HAO 2011 Profiles In Science: Dr. Alfred de Wijn

Contact:

Dr. Alfred de Wijn is a Project Scientist I at the High Altitude Observatory of the National Center for Atmospheric Research. He received his PhD in Astrophysics in 2006 from Utrecht University. He began working at HAO in December 2006. His research has always been focussed on observational studies of magnetism and dynamics in the photosphere, chromosphere, and transition region. More recently, he has become heavily involved in several major instrument projects at HAO.

Summary of Achievements

Project: COSMO ChroMag (Role: Instrument Scientist)

The COSMO ChroMag instrument is a filter polarimeter designed to measure chromosphere and prominence magnetic fields. Synoptic measurements of the magnetic field through the chromosphere and at the base of the corona are key to advancing our understanding of a multitude of solar phenomena, such as the role of the chromosphere in the mass and energy balance of the corona, the origin and acceleration of the solar wind, and the onset and evolution of CMEs.

Project: COSMO K-Coronagraph (Role: Instrument Co-Scientist)

The white-light K-coronagraph is an instrument to measure white light coronal polarization brightness due to electron scattering of photospheric light by the K-corona. It will replace the aging Mauna Loa Solar Observatory Mk4 K-coronameter in early 2013. The K-Coronagraph will greatly improve upon the measurements currently being made with the Mk4 instrument. Significant improvements will be made in the signal-to-noise as well as cadence of the observations. Combined with occultation to very low height, the K-Coronagraph will provide a greatly improved handle on CME acceleration and interaction with surrounding coronal structures. The K-coronagraph passed its Preliminary Design Review in August 2011.

Publications

(1) Casini, Roberto, Alfred G. de Wijn, and Philip G. Judge. 2011: Analysis of Seeing-Induced Polarization Cross-Talk and Modulation Scheme Performance. Submitted to Applied Optics. See online article.
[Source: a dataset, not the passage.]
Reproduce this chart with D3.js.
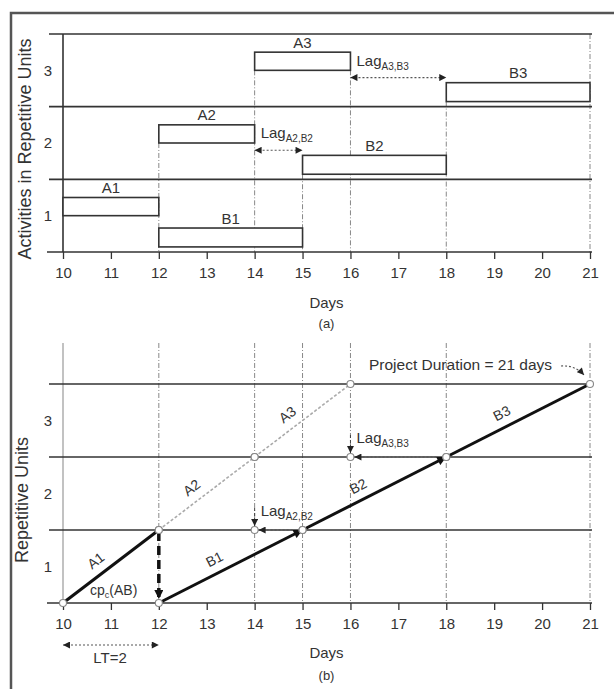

Abstract: Polarimetric measurements of the sun made with ground-based instruments suffer from cross-talk induced by atmospheric seeing. We analyze the generation this cross-talk, and its effects on the noise statistics of spectropolarimetric measurements for both single-beam and dual-beam instruments, from a statistical point of view. We investigate the time evolution of seeing-induced correlations between different states of one modulation cycle, and compare the response to these correlations of two popular polarization modulation schemes in a dual-beam system.

(2) Rutten, R.J., J. Leenaarts, L.H.M. Rouppe van der Voort, A.G. de Wijn, M. Carlsson, and V. Hansteen. 2011: Quiet-Sun imaging asymmetries in Na I D1 compared with other strong Fraunhofer lines. Astronomy & Astrophysics, 531. See online article.

Abstract: Imaging spectroscopy of the solar atmosphere using the Na I D1 line yields marked asymmetry between the blue and red line wings: sampling a quiet-Sun area in the blue wing displays reversed granulation, whereas sampling in the red wing displays normal granulation. The Mg I b2 line of comparable strength does not show this asymmetry, nor does the stronger Ca II 8542 Å line. In this paper, we explain it with line-formation insights from classical 1D modeling and with a 3D magnetohydrodynamical simulation combined with NLTE spectral line synthesis that permits detailed comparison with the observations. The cause of the imaging asymmetry is the combination of correlations between intensity and Dopplershift modulation in granular overshoot and the sensitivity to these of the steep profile flanks of the Na I D1 line. The Mg I b2 line has similar core formation but much wider wings due to larger opacity buildup and damping in the photosphere.

(3) Tomczyk, Steven, Roberto Casini, Alfred G. de Wijn, and Peter G. Nelson. 2010: Wavelength-diverse polarization modulators for Stokes polarimetry. Applied Optics, 49, 18, p. 3580. See online article.

Abstract: Information about the three-dimensional structure of solar magnetic fields is encoded in the polarized spectra of solar radiation by a host of physical processes. To extract this information, solar spectra must be obtained in a variety of magnetically sensitive spectral lines at high spatial, spectral, and temporal resolution with high precision. The need to observe many different spectral lines drives the development of Stokes polarimeters with a high degree of wavelength diversity. We developed a new way of designing polarization modulators that operate over a wide wavelength range with near optimal polarimetric efficiency. They are directly applicable to the next generation of multi-line Stokes polarimeters. These modulators are not achromatic in the usual sense because their polarimetric properties vary with wavelength, but they do so in an optimal way. We refer to these modulators as polychromatic. In this paper, we presented the theory behind polychromatic modulators, illustrated the concept with design examples, and presented the performance properties of a prototype polychromatic modulator.